** MATERIAL FOR THE TASK **
#####

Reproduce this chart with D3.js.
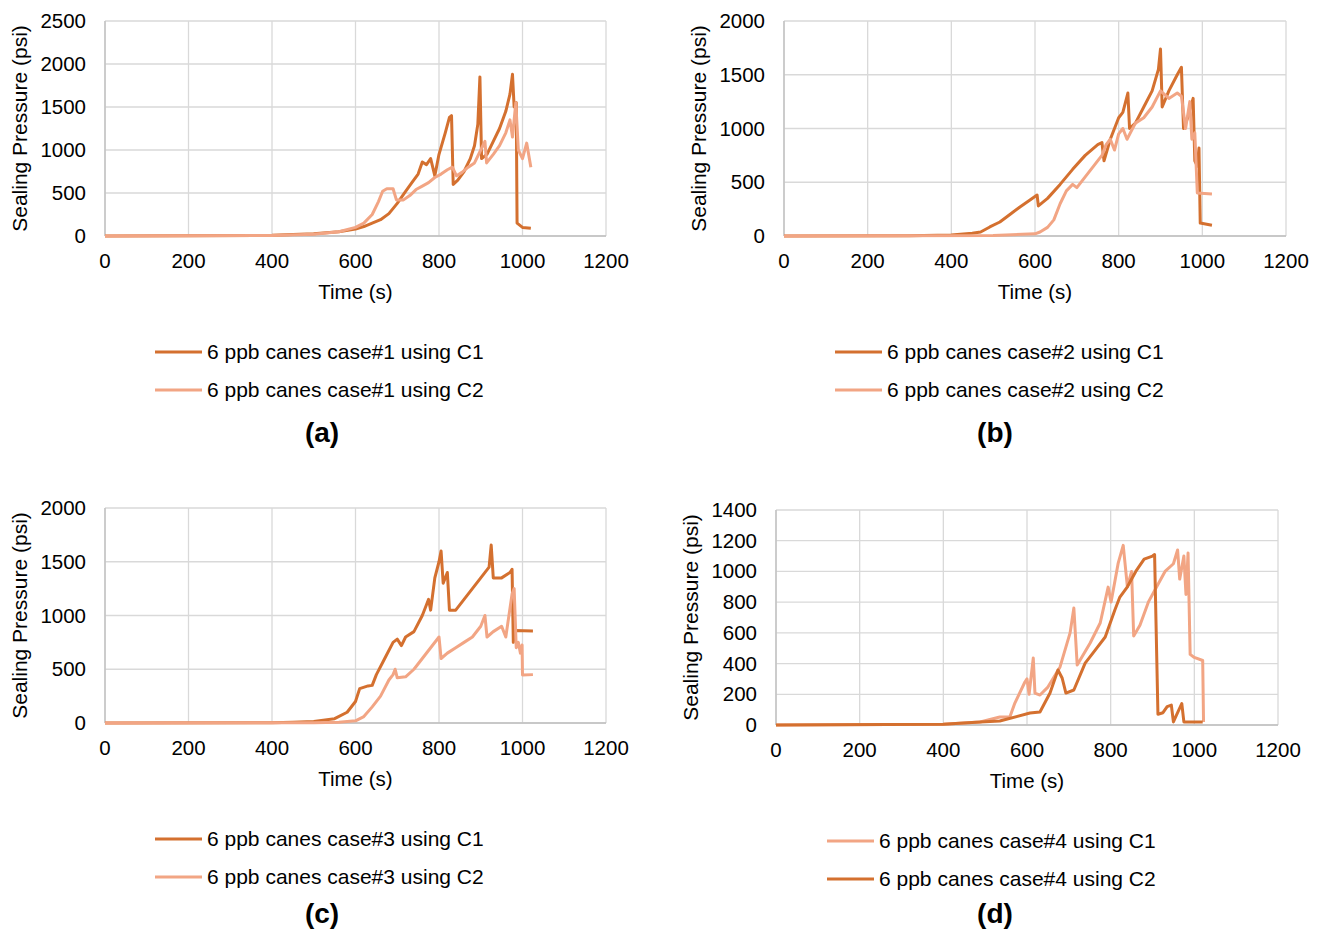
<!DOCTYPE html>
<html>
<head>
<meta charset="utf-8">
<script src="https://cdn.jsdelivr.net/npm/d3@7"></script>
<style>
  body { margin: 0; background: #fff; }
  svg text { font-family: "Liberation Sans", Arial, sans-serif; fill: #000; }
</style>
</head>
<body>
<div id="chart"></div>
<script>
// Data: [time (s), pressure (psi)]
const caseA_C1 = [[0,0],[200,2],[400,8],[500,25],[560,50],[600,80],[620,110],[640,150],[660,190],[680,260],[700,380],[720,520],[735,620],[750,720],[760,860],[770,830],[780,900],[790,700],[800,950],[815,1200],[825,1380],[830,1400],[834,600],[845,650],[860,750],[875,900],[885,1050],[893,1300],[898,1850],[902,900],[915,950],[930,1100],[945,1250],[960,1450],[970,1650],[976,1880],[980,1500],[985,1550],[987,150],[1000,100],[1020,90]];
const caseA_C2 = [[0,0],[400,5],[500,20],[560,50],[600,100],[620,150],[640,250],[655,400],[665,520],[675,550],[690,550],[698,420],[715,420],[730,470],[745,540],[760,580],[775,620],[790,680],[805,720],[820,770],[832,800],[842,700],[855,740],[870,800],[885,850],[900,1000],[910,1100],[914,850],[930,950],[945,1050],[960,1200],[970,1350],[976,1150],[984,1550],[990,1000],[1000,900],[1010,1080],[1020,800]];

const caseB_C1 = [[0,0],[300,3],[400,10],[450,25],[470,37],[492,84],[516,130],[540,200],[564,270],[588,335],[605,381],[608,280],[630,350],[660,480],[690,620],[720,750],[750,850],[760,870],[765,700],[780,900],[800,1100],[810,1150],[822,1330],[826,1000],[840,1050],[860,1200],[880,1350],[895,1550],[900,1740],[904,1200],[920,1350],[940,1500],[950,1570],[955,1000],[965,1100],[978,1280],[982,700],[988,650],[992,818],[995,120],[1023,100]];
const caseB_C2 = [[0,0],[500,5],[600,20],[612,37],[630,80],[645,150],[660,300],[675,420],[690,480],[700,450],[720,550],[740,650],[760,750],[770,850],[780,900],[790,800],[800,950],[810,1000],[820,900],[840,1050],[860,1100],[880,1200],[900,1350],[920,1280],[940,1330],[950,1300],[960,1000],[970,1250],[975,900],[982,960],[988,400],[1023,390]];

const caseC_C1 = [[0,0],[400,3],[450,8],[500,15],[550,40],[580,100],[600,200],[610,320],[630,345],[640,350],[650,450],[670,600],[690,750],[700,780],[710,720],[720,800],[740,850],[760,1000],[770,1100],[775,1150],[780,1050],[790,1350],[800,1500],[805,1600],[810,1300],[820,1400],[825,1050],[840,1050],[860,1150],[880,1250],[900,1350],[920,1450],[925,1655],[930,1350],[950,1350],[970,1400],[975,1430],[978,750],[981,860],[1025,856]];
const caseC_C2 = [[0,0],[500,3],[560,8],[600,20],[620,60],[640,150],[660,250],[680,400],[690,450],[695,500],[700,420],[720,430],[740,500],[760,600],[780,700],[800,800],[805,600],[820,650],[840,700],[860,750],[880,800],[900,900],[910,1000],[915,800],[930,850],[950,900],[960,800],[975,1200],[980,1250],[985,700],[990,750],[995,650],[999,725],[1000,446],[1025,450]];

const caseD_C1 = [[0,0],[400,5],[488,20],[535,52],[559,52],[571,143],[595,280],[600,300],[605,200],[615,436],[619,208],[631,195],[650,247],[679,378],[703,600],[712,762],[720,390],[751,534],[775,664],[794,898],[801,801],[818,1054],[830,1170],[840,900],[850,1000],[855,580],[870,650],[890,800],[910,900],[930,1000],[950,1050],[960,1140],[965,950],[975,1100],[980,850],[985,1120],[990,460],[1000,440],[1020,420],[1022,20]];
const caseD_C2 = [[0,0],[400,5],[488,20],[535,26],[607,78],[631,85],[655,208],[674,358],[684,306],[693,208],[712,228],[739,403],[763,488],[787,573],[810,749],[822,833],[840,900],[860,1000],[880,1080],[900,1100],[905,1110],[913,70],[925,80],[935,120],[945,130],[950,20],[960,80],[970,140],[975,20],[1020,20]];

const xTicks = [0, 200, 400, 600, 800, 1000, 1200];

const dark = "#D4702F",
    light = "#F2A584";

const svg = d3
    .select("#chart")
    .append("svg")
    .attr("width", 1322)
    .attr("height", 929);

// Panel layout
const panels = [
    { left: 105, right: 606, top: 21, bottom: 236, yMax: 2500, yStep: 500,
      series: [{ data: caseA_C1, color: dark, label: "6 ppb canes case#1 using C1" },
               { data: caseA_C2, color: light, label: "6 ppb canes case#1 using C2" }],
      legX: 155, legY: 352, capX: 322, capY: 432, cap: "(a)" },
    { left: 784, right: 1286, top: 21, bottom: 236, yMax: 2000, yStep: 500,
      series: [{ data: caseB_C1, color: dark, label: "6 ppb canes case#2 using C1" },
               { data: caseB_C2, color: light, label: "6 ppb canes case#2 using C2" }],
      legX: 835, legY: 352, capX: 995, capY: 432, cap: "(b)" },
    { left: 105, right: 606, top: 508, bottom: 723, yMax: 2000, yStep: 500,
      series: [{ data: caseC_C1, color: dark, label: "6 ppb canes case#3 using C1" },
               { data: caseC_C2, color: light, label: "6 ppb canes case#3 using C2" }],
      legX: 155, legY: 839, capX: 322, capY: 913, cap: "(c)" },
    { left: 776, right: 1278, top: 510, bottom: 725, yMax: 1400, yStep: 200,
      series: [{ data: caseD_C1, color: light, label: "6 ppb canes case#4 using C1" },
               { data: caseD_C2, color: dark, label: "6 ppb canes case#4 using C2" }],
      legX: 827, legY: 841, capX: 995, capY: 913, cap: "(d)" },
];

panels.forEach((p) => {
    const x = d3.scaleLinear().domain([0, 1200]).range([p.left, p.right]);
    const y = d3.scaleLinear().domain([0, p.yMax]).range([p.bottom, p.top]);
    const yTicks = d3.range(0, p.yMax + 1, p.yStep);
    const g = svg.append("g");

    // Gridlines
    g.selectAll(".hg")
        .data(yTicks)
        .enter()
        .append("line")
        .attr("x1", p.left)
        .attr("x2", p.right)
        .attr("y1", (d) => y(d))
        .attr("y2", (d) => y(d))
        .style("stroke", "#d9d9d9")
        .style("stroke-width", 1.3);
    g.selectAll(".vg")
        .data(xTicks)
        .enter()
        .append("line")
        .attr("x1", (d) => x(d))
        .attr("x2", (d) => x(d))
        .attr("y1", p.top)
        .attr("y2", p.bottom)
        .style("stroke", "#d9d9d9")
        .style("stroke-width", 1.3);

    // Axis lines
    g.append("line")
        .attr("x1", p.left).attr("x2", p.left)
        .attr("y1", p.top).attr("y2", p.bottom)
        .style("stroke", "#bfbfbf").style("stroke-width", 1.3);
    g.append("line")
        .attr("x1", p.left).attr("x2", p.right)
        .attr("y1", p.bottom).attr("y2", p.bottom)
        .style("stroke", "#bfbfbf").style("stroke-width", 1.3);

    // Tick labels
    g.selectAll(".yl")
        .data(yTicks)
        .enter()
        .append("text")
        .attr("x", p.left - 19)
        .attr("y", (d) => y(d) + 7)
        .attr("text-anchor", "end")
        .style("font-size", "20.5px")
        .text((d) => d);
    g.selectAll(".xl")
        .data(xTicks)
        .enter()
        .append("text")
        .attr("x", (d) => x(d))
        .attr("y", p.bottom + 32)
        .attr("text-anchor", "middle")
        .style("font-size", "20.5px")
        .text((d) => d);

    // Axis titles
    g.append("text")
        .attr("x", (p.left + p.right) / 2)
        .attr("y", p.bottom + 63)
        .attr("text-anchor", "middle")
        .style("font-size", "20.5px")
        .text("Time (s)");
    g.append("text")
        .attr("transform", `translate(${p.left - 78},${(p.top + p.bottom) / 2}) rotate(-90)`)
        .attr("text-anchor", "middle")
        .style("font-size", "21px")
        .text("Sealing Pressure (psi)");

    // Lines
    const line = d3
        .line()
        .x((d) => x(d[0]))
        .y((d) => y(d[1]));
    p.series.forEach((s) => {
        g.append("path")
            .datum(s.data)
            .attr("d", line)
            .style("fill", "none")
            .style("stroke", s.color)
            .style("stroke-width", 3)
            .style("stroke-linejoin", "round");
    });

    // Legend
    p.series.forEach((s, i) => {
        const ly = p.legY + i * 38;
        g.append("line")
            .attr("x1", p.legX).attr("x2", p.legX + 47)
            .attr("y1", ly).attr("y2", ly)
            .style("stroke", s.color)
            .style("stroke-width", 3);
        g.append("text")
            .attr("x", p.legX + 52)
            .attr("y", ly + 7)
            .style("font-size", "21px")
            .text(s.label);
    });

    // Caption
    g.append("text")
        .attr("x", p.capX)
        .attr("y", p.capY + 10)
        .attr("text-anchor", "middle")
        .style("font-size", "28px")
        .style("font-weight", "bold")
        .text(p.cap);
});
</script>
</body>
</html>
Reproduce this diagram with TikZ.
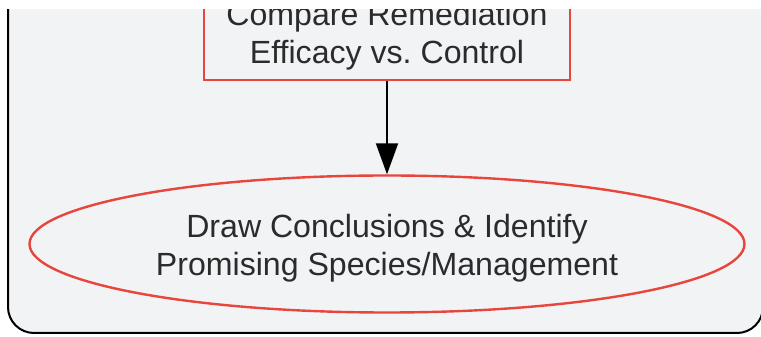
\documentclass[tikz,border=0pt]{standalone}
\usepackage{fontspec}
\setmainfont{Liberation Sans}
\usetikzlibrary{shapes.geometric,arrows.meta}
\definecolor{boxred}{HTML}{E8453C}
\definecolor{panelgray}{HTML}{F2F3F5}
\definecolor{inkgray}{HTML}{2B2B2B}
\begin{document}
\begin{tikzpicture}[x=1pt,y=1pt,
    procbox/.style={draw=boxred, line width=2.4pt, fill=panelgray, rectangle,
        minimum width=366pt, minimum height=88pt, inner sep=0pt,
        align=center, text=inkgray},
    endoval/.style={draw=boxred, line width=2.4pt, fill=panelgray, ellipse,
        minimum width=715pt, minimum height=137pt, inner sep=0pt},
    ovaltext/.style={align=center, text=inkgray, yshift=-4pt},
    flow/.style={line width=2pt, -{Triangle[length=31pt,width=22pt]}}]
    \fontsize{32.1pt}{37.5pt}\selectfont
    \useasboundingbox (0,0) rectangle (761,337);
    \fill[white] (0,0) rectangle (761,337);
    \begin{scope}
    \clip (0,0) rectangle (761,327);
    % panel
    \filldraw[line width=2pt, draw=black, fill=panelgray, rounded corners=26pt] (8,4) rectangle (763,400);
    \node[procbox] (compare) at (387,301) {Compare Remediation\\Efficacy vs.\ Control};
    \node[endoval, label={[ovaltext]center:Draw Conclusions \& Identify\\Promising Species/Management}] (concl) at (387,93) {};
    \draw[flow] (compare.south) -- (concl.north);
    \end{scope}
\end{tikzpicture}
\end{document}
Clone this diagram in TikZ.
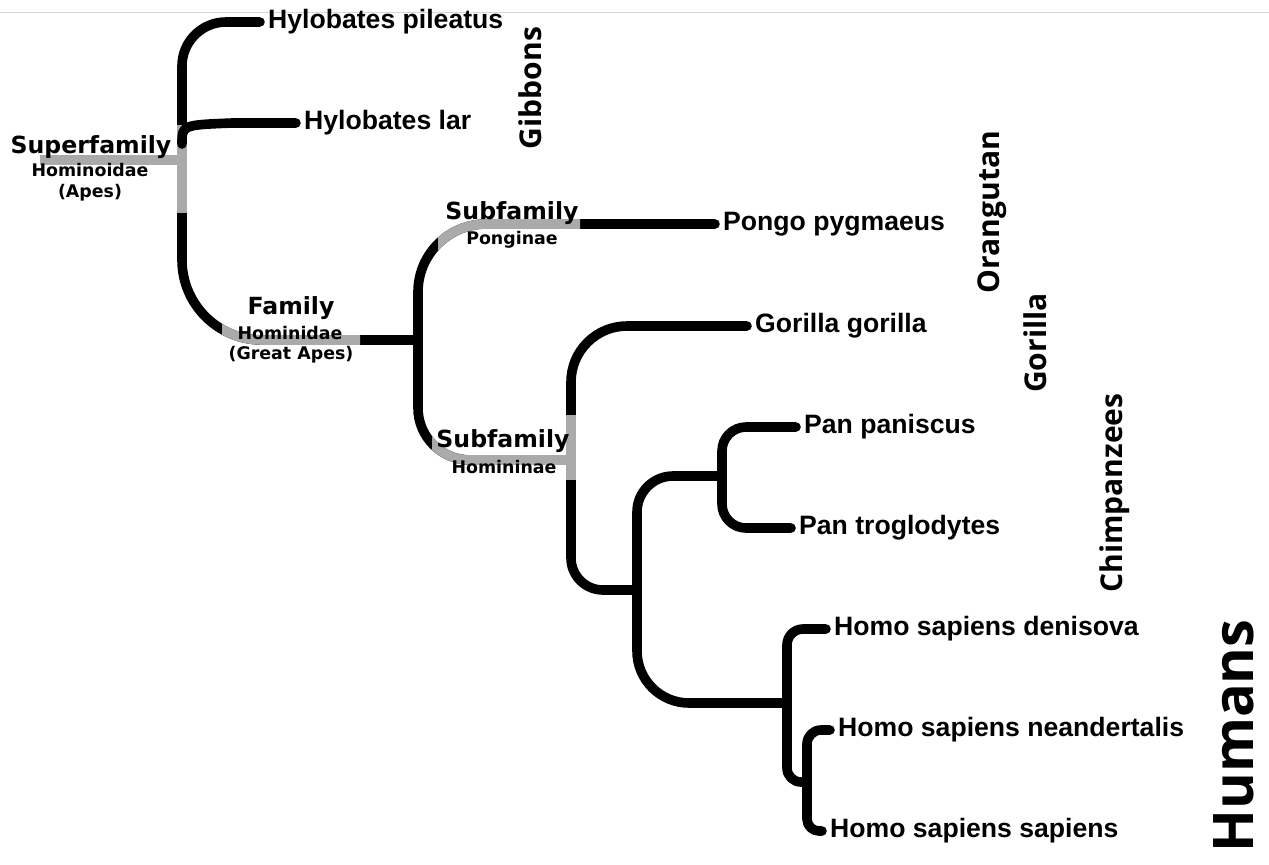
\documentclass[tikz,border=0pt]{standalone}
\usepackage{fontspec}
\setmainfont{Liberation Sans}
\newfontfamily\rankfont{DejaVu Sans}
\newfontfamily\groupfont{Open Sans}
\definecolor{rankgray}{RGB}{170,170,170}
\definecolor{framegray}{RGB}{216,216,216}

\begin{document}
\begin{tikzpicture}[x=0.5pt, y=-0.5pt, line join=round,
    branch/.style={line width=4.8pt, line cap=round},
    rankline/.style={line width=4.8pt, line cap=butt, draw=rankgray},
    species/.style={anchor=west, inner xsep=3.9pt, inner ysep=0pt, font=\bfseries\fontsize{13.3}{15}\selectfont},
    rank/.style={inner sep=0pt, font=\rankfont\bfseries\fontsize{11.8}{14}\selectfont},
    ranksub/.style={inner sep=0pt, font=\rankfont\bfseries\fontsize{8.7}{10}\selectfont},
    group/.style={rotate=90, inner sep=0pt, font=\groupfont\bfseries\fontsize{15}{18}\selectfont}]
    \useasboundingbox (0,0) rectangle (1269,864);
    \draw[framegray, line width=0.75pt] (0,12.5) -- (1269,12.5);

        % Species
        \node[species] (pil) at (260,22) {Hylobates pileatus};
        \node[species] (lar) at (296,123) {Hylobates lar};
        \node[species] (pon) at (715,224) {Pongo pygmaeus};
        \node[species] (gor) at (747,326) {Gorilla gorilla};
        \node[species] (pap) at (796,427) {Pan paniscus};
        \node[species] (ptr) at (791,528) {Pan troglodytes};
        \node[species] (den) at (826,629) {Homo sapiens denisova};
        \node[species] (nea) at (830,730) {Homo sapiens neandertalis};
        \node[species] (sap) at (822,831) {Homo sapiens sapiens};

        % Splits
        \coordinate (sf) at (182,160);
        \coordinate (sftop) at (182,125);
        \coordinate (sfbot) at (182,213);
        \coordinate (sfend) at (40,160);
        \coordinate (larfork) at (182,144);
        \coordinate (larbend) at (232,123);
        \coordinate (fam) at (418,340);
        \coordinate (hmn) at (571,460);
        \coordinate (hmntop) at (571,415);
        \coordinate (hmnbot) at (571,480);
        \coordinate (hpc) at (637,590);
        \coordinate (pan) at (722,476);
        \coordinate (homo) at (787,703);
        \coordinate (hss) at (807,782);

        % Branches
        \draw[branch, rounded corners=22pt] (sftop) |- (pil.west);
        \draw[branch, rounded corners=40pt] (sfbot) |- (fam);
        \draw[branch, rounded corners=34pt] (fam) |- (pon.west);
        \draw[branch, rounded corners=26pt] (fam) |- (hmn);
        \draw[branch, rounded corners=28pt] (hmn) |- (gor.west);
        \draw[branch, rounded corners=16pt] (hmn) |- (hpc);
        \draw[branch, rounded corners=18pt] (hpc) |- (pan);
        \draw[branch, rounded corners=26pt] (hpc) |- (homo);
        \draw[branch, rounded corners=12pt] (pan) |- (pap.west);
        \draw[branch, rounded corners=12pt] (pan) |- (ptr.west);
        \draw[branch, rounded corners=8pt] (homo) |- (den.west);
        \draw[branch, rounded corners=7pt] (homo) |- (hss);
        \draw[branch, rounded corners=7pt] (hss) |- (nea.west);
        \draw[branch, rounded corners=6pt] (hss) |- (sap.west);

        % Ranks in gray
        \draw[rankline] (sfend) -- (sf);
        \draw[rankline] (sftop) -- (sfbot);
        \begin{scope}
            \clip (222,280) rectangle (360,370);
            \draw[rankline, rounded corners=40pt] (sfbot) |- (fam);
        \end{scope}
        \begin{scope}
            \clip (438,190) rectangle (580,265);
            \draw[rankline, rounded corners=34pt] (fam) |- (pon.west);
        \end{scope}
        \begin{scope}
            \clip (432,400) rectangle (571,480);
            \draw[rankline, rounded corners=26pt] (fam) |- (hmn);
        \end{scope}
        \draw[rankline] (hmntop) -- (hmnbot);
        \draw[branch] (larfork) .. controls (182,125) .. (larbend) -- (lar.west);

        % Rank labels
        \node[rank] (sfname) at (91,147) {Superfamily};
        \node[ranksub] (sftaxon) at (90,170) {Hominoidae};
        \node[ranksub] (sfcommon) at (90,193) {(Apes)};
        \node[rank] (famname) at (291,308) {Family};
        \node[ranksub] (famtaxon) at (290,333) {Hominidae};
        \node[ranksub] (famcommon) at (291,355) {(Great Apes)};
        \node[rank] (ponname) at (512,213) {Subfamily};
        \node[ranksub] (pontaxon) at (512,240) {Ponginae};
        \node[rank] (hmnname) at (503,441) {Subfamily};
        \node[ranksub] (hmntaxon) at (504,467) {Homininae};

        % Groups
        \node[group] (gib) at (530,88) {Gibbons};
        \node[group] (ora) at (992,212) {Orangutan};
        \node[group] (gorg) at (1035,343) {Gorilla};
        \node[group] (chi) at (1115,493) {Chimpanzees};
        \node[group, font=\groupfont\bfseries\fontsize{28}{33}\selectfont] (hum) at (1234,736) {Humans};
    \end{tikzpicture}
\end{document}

#####

** DESCRIPTION OF THE TASK **
Read the entries and pick out all lines that include the word "Reproduce".

** SOLUTION TO THE EXERCISE **
Reproduce this chart with D3.js.
Reproduce this diagram with TikZ.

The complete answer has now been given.